— Убирайтесь отсюда! Быстро!
А та, перепуганная насмерть и до крайности возбужденная, обезумела, протягивала листок с иероглифами и шептала:
— Он написал!.. Судьба!.. По собственной воле!..
Тем временем академик расслабился, затих, и наступила звенящая пауза. Даже врач замер и подогнул колени.
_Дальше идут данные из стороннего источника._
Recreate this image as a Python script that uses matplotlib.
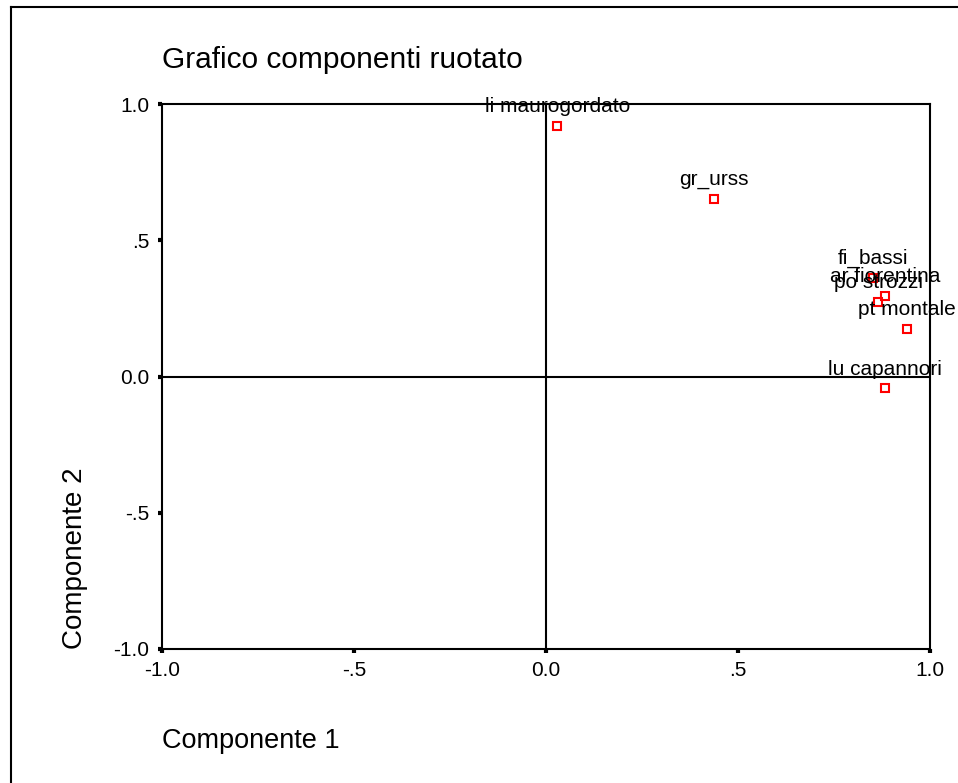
import matplotlib
matplotlib.use("Agg")
import matplotlib.pyplot as plt
from matplotlib.lines import Line2D

plt.rcParams['font.family'] = ['Liberation Sans', 'DejaVu Sans']

# Rotated component loadings
variables = ["li maurogordato", "gr_urss", "fi_bassi", "ar fiorentina",
             "po strozzi", "pt montale", "lu capannori"]
comp1 = [0.029, 0.437, 0.852, 0.883, 0.865, 0.940, 0.883]
comp2 = [0.921, 0.653, 0.363, 0.294, 0.275, 0.176, -0.044]

tick_values = [-1.0, -0.5, 0.0, 0.5, 1.0]
tick_labels = ["-1.0", "-.5", "0.0", ".5", "1.0"]

W, H = 958, 783
fig = plt.figure(figsize=(W / 100, H / 100), dpi=100)
fig.patch.set_facecolor("white")

# frame around the chart (open on the right and bottom)
fig.add_artist(Line2D([11 / W, 11 / W], [0, 1 - 7 / H], transform=fig.transFigure,
                      color="black", lw=1.5))
fig.add_artist(Line2D([11 / W, 1], [1 - 7 / H, 1 - 7 / H], transform=fig.transFigure,
                      color="black", lw=1.5))

left, right, top, bottom = 162, 930, 104, 649
ax = fig.add_axes([left / W, 1 - bottom / H, (right - left) / W, (bottom - top) / H])
ax.set_xlim(-1, 1)
ax.set_ylim(-1, 1)

for s in ax.spines.values():
    s.set_linewidth(1.5)
    s.set_color("black")

ax.axhline(0, color="black", lw=1.5, zorder=1)
ax.axvline(0, color="black", lw=1.5, zorder=1)

ax.set_xticks(tick_values)
ax.set_xticklabels(tick_labels)
ax.set_yticks(tick_values)
ax.set_yticklabels(tick_labels)
ax.tick_params(direction="out", length=3, width=3, pad=6, labelsize=15,
               colors="black")

ax.plot(comp1, comp2, linestyle="none", marker="s", markersize=6,
        markerfacecolor="none", markeredgecolor="#ff0000", markeredgewidth=1.5,
        zorder=3, clip_on=False)

for name, x, y in zip(variables, comp1, comp2):
    ax.annotate(name, (x, y), xytext=(0, 14), textcoords="offset points",
                ha="center", va="center", fontsize=15, color="black",
                annotation_clip=False, zorder=4)

fig.text(left / W, 1 - 68 / H, "Grafico componenti ruotato", fontsize=21.5,
         ha="left", va="baseline")
fig.text(left / W, 1 - 748 / H, "Componente 1", fontsize=19.5,
         ha="left", va="baseline")
fig.text(75 / W, 1 - bottom / H, "Componente 2", fontsize=20,
         ha="center", va="bottom", rotation=90)

fig.savefig("out.png", dpi=100, facecolor="white")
Потом Лидия Игнатьевна спохватилась, вывела аспирантку из кабинета и, приблизившись к покойному, всмотрелась в его лицо.
Врач тоже опомнился, пощупал пульс, приставил фонендоскоп к сердцу и долго выслушивал.
— Ничего не понимаю… Кажется, он жив.
— Укол! — скомандовала Лидия Игнатьевна.
— Не приказывайте тут! — внезапно рассердился доктор. — Я доктор медицинских наук и знаю, что нужно делать!
— Я не приказываю, — сразу же сдалась секретарша. — Просто приехал профессор Желтяков, которого он так ждал… И не дождался.
— Простите, — так же внезапно повинился врач. — Нервы… Наблюдаю два удара в минуту. Ни жив, ни мертв…
— Может, все-таки инъекцию?..
— Да, пожалуй… Хотя мы лишь увеличиваем муки. После укола тело академика дрогнуло, появилось дыхание.
— Вы что, медик? — спросил доктор, сворачивая свою сумку.
— Нет, я просто очень хорошо знаю его.
Через двадцать минут академик открыл глаза и вяло огляделся.
— Опять здесь… Я запретил ставить стимуляторы.
— Но профессор Желтяков приехал, — мягко проговорила Лидия Игнатьевна. — Ждет на черной лестнице.
Он заметил пятно на простыне, оставленное выпавшей ручкой, попытался затереть чернила, но только размазал и испачкал руку.
— Оставьте, заменим! — поспешила секретарша.
— Я бы хотел… Эта барышня… аспирантка Елена… Представляете, фаталистка. Самого Фадлана… Пригласите ее ко мне.
— Но на черной лестнице стоит профессор, которого вы так ждали, — напомнила Лидия Игнатьевна. — И подъезжают остальные, кто был вызван…
— Да-да-да… — опомнился Мастер. — Разумеется… Откройте ему и впустите. Вот ключ… И все равно, прошу вар, позаботьтесь о ее судьбе…
Прежде чем наградить академика прозвищем, журналистам основательно пришлось покопаться в архивах, и по отрывочным, косвенным свидетельствам удалось лишь приоткрыть завесу таинственного прошлого. Далекого прошлого — настоящее так и оставалось непроницаемым, непрозрачным, как модно сейчас говорить. Всем было известно, что он мученик сталинских концлагерей, претерпел все вплоть до расстрела, но мало кто знал, за что его приговорили к пяти годам, да еще в пору, когда не было тотальных репрессий, — в конце двадцатых. А статья была известная, знаменитая — 58-5, под которой шли враги народа самого разного пошиба — от мужика, рассказавшего анекдот про Сталина, до членов контрреволюционных заговоров.